* WHAT THE EXERCISE ASKS *
Write out the listing in full, matching it word for word.

▶

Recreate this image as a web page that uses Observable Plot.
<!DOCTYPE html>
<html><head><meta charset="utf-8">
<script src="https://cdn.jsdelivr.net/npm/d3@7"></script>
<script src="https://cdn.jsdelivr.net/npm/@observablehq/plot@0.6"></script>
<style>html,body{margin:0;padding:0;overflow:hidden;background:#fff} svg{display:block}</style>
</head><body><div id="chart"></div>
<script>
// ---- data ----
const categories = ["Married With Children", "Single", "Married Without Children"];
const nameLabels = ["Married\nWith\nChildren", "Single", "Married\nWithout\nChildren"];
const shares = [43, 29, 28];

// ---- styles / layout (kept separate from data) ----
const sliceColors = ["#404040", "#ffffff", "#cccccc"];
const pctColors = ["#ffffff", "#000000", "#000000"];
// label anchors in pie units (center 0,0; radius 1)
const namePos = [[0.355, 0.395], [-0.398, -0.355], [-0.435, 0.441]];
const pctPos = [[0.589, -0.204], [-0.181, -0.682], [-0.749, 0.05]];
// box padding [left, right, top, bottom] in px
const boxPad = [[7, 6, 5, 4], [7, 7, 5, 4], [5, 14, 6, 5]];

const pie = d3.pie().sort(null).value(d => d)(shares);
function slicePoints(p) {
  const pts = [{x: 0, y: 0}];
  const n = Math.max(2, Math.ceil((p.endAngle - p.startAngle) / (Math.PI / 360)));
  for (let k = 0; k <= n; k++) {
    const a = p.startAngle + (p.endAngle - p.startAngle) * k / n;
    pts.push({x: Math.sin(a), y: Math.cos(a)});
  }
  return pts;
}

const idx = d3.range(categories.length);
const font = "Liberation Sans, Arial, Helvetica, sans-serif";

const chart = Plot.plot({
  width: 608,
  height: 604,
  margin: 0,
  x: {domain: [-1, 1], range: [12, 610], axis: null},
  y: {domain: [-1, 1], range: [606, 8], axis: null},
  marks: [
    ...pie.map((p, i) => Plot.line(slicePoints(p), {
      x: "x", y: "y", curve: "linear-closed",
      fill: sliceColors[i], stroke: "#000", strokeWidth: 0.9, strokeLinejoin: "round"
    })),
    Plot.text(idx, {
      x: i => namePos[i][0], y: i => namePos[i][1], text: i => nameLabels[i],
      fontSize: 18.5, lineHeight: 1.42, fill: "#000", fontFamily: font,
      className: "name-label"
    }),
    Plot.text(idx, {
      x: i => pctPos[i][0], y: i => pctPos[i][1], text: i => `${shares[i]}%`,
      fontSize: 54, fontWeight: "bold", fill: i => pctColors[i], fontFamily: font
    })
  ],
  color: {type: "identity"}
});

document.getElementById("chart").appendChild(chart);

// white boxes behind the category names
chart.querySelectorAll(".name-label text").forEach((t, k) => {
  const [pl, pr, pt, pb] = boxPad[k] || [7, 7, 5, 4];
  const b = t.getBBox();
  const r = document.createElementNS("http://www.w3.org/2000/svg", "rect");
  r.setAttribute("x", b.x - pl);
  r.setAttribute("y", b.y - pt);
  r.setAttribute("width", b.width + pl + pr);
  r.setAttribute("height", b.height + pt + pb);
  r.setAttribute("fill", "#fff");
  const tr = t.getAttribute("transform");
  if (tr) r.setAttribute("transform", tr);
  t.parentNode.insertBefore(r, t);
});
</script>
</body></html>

◀

* ANSWER FOR THE TASK *
Recreate this image as a web page that uses Observable Plot.
<!DOCTYPE html>
<html><head><meta charset="utf-8">
<script src="https://cdn.jsdelivr.net/npm/d3@7"></script>
<script src="https://cdn.jsdelivr.net/npm/@observablehq/plot@0.6"></script>
<style>html,body{margin:0;padding:0;overflow:hidden;background:#fff} svg{display:block}</style>
</head><body><div id="chart"></div>
<script>
// ---- data ----
const categories = ["Married With Children", "Single", "Married Without Children"];
const nameLabels = ["Married\nWith\nChildren", "Single", "Married\nWithout\nChildren"];
const shares = [43, 29, 28];

// ---- styles / layout (kept separate from data) ----
const sliceColors = ["#404040", "#ffffff", "#cccccc"];
const pctColors = ["#ffffff", "#000000", "#000000"];
// label anchors in pie units (center 0,0; radius 1)
const namePos = [[0.355, 0.395], [-0.398, -0.355], [-0.435, 0.441]];
const pctPos = [[0.589, -0.204], [-0.181, -0.682], [-0.749, 0.05]];
// box padding [left, right, top, bottom] in px
const boxPad = [[7, 6, 5, 4], [7, 7, 5, 4], [5, 14, 6, 5]];

const pie = d3.pie().sort(null).value(d => d)(shares);
function slicePoints(p) {
  const pts = [{x: 0, y: 0}];
  const n = Math.max(2, Math.ceil((p.endAngle - p.startAngle) / (Math.PI / 360)));
  for (let k = 0; k <= n; k++) {
    const a = p.startAngle + (p.endAngle - p.startAngle) * k / n;
    pts.push({x: Math.sin(a), y: Math.cos(a)});
  }
  return pts;
}

const idx = d3.range(categories.length);
const font = "Liberation Sans, Arial, Helvetica, sans-serif";

const chart = Plot.plot({
  width: 608,
  height: 604,
  margin: 0,
  x: {domain: [-1, 1], range: [12, 610], axis: null},
  y: {domain: [-1, 1], range: [606, 8], axis: null},
  marks: [
    ...pie.map((p, i) => Plot.line(slicePoints(p), {
      x: "x", y: "y", curve: "linear-closed",
      fill: sliceColors[i], stroke: "#000", strokeWidth: 0.9, strokeLinejoin: "round"
    })),
    Plot.text(idx, {
      x: i => namePos[i][0], y: i => namePos[i][1], text: i => nameLabels[i],
      fontSize: 18.5, lineHeight: 1.42, fill: "#000", fontFamily: font,
      className: "name-label"
    }),
    Plot.text(idx, {
      x: i => pctPos[i][0], y: i => pctPos[i][1], text: i => `${shares[i]}%`,
      fontSize: 54, fontWeight: "bold", fill: i => pctColors[i], fontFamily: font
    })
  ],
  color: {type: "identity"}
});

document.getElementById("chart").appendChild(chart);

// white boxes behind the category names
chart.querySelectorAll(".name-label text").forEach((t, k) => {
  const [pl, pr, pt, pb] = boxPad[k] || [7, 7, 5, 4];
  const b = t.getBBox();
  const r = document.createElementNS("http://www.w3.org/2000/svg", "rect");
  r.setAttribute("x", b.x - pl);
  r.setAttribute("y", b.y - pt);
  r.setAttribute("width", b.width + pl + pr);
  r.setAttribute("height", b.height + pt + pb);
  r.setAttribute("fill", "#fff");
  const tr = t.getAttribute("transform");
  if (tr) r.setAttribute("transform", tr);
  t.parentNode.insertBefore(r, t);
});
</script>
</body></html>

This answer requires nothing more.